The Nashville stop also fit neatly into Uncommon James’ brand identity. Founded by Kristin Cavallari in 2017, the company says its flagship is one of the stores Cavallari helped design, and the brand currently lists locations in Nashville, Chicago, Dallas and Charleston. The store itself sits in one of the city’s busiest retail corridors, which gives a puppy yoga event a different kind of reach than a studio class or a shelter fundraiser. Shoppers who came in for jewelry, beauty or home goods could run straight into adoptable puppies.

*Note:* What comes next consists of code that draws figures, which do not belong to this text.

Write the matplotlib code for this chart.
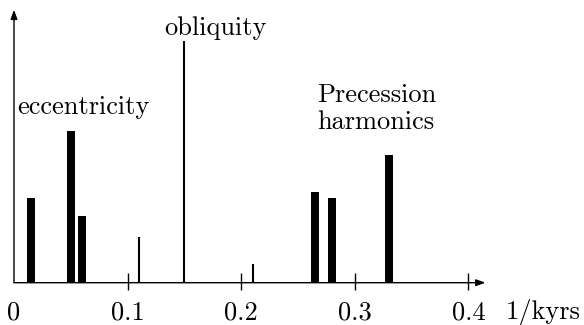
import numpy as np
import matplotlib
matplotlib.use("Agg")
import matplotlib.pyplot as plt

plt.rcParams['font.family'] = ['cmr10', 'DejaVu Serif']
plt.rcParams['mathtext.fontset'] = 'cm'

# spectral peaks: frequency (1/kyrs) and relative amplitude
wide_freq = [0.015, 0.050, 0.060, 0.265, 0.280, 0.330]
wide_amp = [85, 152, 67, 91, 85, 128]
thin_freq = [0.110, 0.150, 0.210]
thin_amp = [46, 242, 19]
tick_vals = [0.1, 0.2, 0.3, 0.4]
tick_labels = ["0", "0.1", "0.2", "0.3", "0.4"]

fig = plt.figure(figsize=(5.84, 3.25), dpi=100)
ax = fig.add_axes([0, 0, 1, 1])
ax.set_xlim(-14 / 1136, 570 / 1136)
ax.set_ylim(-42.3, 282.7)
ax.axis('off')

# axes with arrows
ax.annotate('', xy=(0.415, 0), xytext=(0, 0),
            arrowprops=dict(arrowstyle='-|>,head_length=0.55,head_width=0.2',
                            color='black', lw=1.0, shrinkA=0, shrinkB=0))
ax.annotate('', xy=(0, 273), xytext=(0, 0),
            arrowprops=dict(arrowstyle='-|>,head_length=0.55,head_width=0.2',
                            color='black', lw=1.0, shrinkA=0, shrinkB=0))
ax.vlines(tick_vals, -7.3, 9.7, color='black', lw=1.0)

ax.bar(wide_freq, wide_amp, width=0.0068, color='black', align='center')
ax.vlines(thin_freq, 0, thin_amp, color='black', lw=1.5)

fs = 19
for v, lab in zip([0] + tick_vals, tick_labels):
    ax.text(v, -30, lab, ha='center', va='center', fontsize=fs)
ax.text(0.4657, -30, "1/kyrs", ha='center', va='center', fontsize=fs)

ax.text(0.0026, 175.5, "eccentricity", ha='left', va='center', fontsize=fs)
ax.text(0.1778, 254.5, "obliquity", ha='center', va='center', fontsize=fs)
ax.text(0.2665, 174, "Precession\nharmonics", ha='left', va='center',
        fontsize=fs, linespacing=1.18)

fig.savefig('out.png', dpi=100)
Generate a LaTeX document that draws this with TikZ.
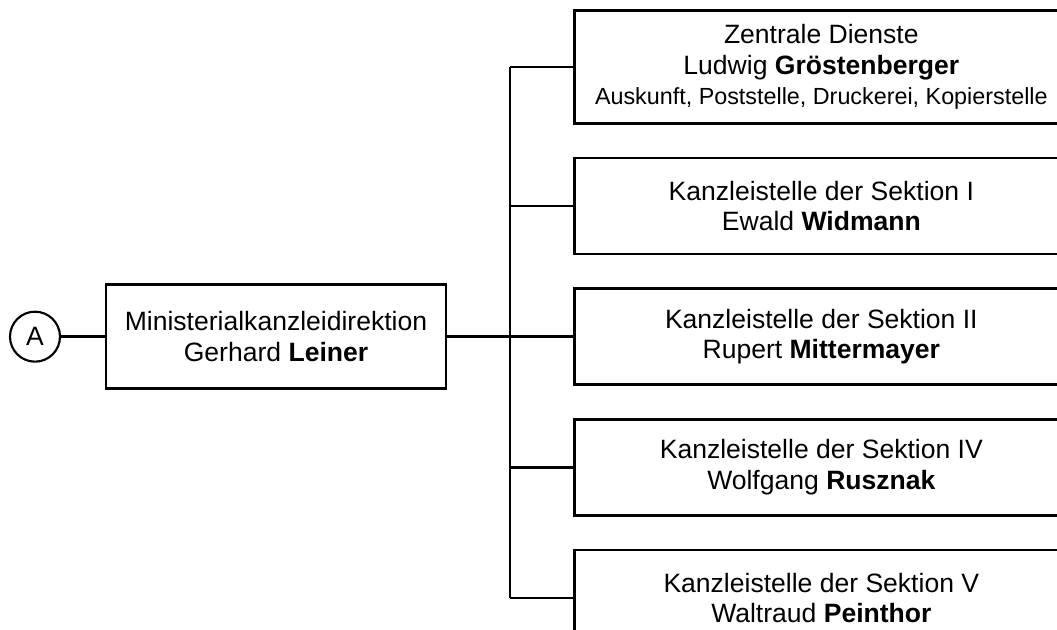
\documentclass[tikz,border=0pt]{standalone}
\usepackage{fontspec}
\setmainfont{Liberation Sans}
\usetikzlibrary{positioning}

\tikzset{
    unit/.style={draw, rectangle, line width=2pt, minimum width=370.5pt,
                 minimum height=72pt, align=center, inner sep=0pt,
                 font=\fontsize{19.9}{23}\selectfont},
    head/.style={unit, minimum width=255pt, minimum height=78pt},
    letter/.style={draw, circle, line width=1.6pt, minimum size=37.5pt, inner sep=0pt,
                   font=\fontsize{19.9}{23}\selectfont},
    wire/.style={line width=2pt}
}

\begin{document}
\begin{tikzpicture}[
                            x=0.75pt, y=-0.75pt,
                            node distance=24pt
                            ]
                            \useasboundingbox (0,0) rectangle (1057,629);

                            \node[unit, anchor=north west, minimum height=84.75pt] (zd) at (573,9)
                                {Zentrale Dienste\\
                                 Ludwig \textbf{Gröstenberger}\\
                                 {\fontsize{17.5}{21}\selectfont Auskunft, Poststelle, Druckerei, Kopierstelle}};
                            \node[unit, below=of zd]        (ks1)   {Kanzleistelle der Sektion I\\Ewald \textbf{Widmann}};
                            \node[unit, below=of ks1]       (ks2)   {Kanzleistelle der Sektion II\\Rupert \textbf{Mittermayer}};
                            \node[unit, below=of ks2]       (ks4)   {Kanzleistelle der Sektion IV\\Wolfgang \textbf{Rusznak}};
                            \node[unit, below=of ks4]       (ks5)   {Kanzleistelle der Sektion V\\Waltraud \textbf{Peinthor}};

                            \node[head] (mk) at (276,0 |- ks2)  {Ministerialkanzleidirektion\\Gerhard \textbf{Leiner}};
                            \node[letter] (a) at (35,0 |- ks2)  {A};

                            \coordinate (bus) at (510,0);

                            \draw[wire] (a) -- (mk);
                            \draw[wire] (mk.east) -- (mk.east -| bus);
                            \draw[wire] (bus |- zd.west) -- (bus |- ks5.west);

                            \draw[wire] (bus |- zd.west)  -- (zd.west);
                            \draw[wire] (bus |- ks1.west) -- (ks1.west);
                            \draw[wire] (bus |- ks2.west) -- (ks2.west);
                            \draw[wire] (bus |- ks4.west) -- (ks4.west);
                            \draw[wire] (bus |- ks5.west) -- (ks5.west);
                        \end{tikzpicture}
\end{document}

That retail setting is exactly what gives the format its appeal and its question mark. In practical terms, a flagship store can expose rescue dogs to people who might never walk into a shelter, and it can create a more casual, social first meeting than a kennel visit. It also gives the event a built-in audience of style-conscious Nashville visitors already spending time in The Gulch. For a rescue group trying to move dogs into foster-to-adopt homes, that visibility is real.

Critter Cavalry brings the rescue side of the equation. The group says it is a 501(c)(3) foster-based rescue focused on homeless dogs from high-kill shelters in Tennessee, with no physical location and a network of foster homes and volunteers instead. A published profile says the organization was formed in 2008, and one published account says it rescued about 1,200 animals in 2020. For a foster rescue, a retail-hosted puppy yoga class can work as both a socialization outing and a public adoption floor.
Still, the welfare debate around puppy yoga has not gone away. Animal welfare experts have warned that the format can put human experience ahead of the animals’ needs, and the RSPCA has said puppy and kitten yoga can raise serious welfare concerns because of handling, transport and repeated exposure. At the same time, research published in PLOS ONE in 2024 found that interacting with dogs through petting, walking and playing can reduce stress and increase brain activity linked to relaxation and concentration. In Nashville, Uncommon James turned that tension into a neatly packaged experiment: a fashion-store class that tried to sell wellness, move puppies and make adoption feel immediate.